YOUR INSTRUCTIONS
Only the lines from the start of the data through the line with "(0,0) circle (302);" belong in the copy. Restate them word for word, minus the pictures.

═══ SUPPLIED MATERIAL

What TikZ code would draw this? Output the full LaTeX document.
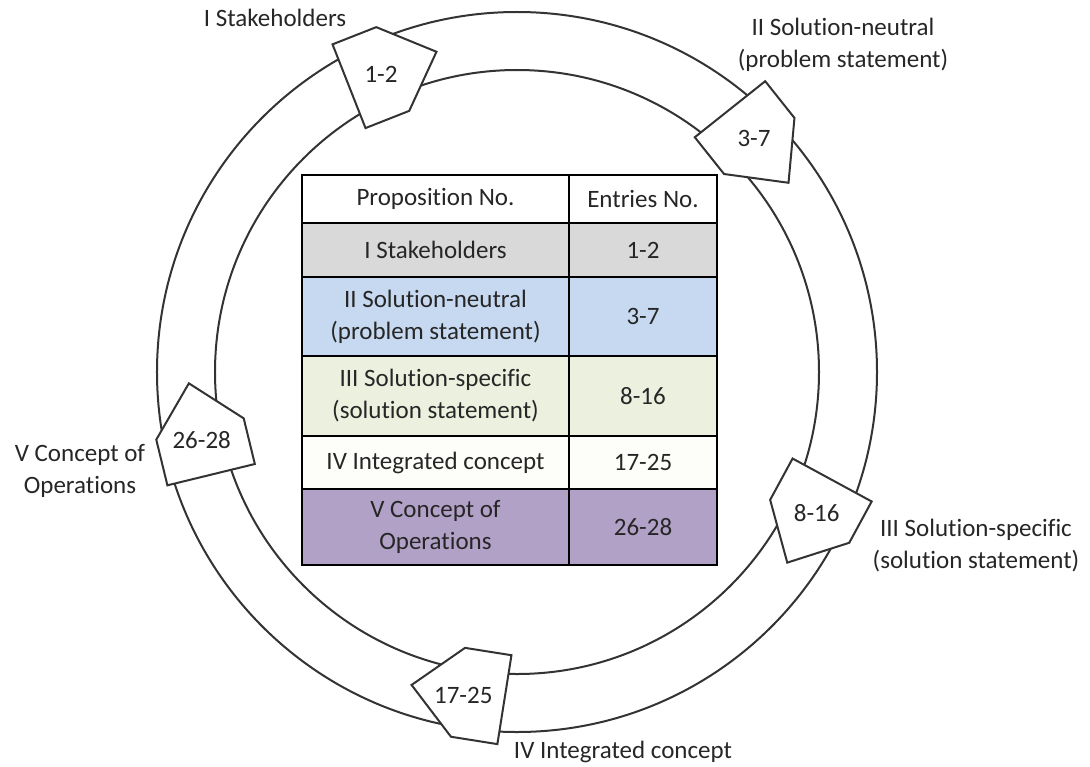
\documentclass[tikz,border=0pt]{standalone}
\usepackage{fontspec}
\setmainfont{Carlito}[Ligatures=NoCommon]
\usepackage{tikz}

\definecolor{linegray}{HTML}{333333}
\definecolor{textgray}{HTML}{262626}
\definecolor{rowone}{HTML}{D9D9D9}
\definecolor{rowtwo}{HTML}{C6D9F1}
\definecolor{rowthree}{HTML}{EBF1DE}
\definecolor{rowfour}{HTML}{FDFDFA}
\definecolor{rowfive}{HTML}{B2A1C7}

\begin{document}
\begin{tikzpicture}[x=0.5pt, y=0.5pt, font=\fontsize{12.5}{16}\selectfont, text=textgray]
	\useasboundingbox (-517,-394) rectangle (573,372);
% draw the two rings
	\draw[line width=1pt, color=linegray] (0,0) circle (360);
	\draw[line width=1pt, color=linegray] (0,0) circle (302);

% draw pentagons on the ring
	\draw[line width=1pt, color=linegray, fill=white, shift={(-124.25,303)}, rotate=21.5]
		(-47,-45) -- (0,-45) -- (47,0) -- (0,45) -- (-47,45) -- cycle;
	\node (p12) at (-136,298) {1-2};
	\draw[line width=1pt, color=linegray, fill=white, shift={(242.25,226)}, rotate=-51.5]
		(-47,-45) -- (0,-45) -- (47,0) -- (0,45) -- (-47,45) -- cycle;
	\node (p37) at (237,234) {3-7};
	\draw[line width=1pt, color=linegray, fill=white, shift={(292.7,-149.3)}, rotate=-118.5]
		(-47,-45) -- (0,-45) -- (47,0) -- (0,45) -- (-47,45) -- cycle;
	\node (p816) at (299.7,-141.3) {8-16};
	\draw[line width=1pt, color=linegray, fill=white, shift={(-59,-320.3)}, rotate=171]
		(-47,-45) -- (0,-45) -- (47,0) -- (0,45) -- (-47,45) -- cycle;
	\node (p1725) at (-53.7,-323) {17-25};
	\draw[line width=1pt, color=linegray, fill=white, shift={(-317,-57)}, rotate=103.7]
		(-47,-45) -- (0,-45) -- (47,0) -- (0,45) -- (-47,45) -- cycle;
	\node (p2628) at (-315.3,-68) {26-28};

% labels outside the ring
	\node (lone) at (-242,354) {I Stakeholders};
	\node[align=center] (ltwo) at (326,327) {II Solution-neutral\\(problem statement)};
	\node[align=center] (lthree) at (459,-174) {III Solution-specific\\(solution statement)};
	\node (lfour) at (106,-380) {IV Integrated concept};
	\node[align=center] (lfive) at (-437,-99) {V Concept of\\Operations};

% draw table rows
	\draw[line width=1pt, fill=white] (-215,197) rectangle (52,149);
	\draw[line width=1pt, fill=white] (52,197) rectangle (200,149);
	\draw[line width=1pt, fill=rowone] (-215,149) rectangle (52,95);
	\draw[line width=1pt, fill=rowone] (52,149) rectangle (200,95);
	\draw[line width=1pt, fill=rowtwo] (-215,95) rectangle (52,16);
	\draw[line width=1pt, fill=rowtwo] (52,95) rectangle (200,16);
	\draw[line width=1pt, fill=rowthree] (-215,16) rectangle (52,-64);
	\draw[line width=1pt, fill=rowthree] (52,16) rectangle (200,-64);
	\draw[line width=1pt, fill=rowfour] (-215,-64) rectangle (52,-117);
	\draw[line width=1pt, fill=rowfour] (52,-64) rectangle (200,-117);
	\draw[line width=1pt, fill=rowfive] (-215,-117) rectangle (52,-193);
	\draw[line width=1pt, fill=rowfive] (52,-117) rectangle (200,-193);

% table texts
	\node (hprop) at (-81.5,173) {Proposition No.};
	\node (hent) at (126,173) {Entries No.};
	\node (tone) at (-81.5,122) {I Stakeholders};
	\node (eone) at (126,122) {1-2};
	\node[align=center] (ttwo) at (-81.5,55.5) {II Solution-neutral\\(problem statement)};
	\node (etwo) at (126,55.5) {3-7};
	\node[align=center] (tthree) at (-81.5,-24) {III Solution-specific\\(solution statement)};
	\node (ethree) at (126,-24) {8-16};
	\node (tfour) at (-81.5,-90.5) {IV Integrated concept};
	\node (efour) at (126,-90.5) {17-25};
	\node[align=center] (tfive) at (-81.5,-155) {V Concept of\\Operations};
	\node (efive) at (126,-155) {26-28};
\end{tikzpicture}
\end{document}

══════

OUTPUT BELOW
What TikZ code would draw this? Output the full LaTeX document.
\documentclass[tikz,border=0pt]{standalone}
\usepackage{fontspec}
\setmainfont{Carlito}[Ligatures=NoCommon]
\usepackage{tikz}

\definecolor{linegray}{HTML}{333333}
\definecolor{textgray}{HTML}{262626}
\definecolor{rowone}{HTML}{D9D9D9}
\definecolor{rowtwo}{HTML}{C6D9F1}
\definecolor{rowthree}{HTML}{EBF1DE}
\definecolor{rowfour}{HTML}{FDFDFA}
\definecolor{rowfive}{HTML}{B2A1C7}

\begin{document}
\begin{tikzpicture}[x=0.5pt, y=0.5pt, font=\fontsize{12.5}{16}\selectfont, text=textgray]
	\useasboundingbox (-517,-394) rectangle (573,372);
% draw the two rings
	\draw[line width=1pt, color=linegray] (0,0) circle (360);
	\draw[line width=1pt, color=linegray] (0,0) circle (302);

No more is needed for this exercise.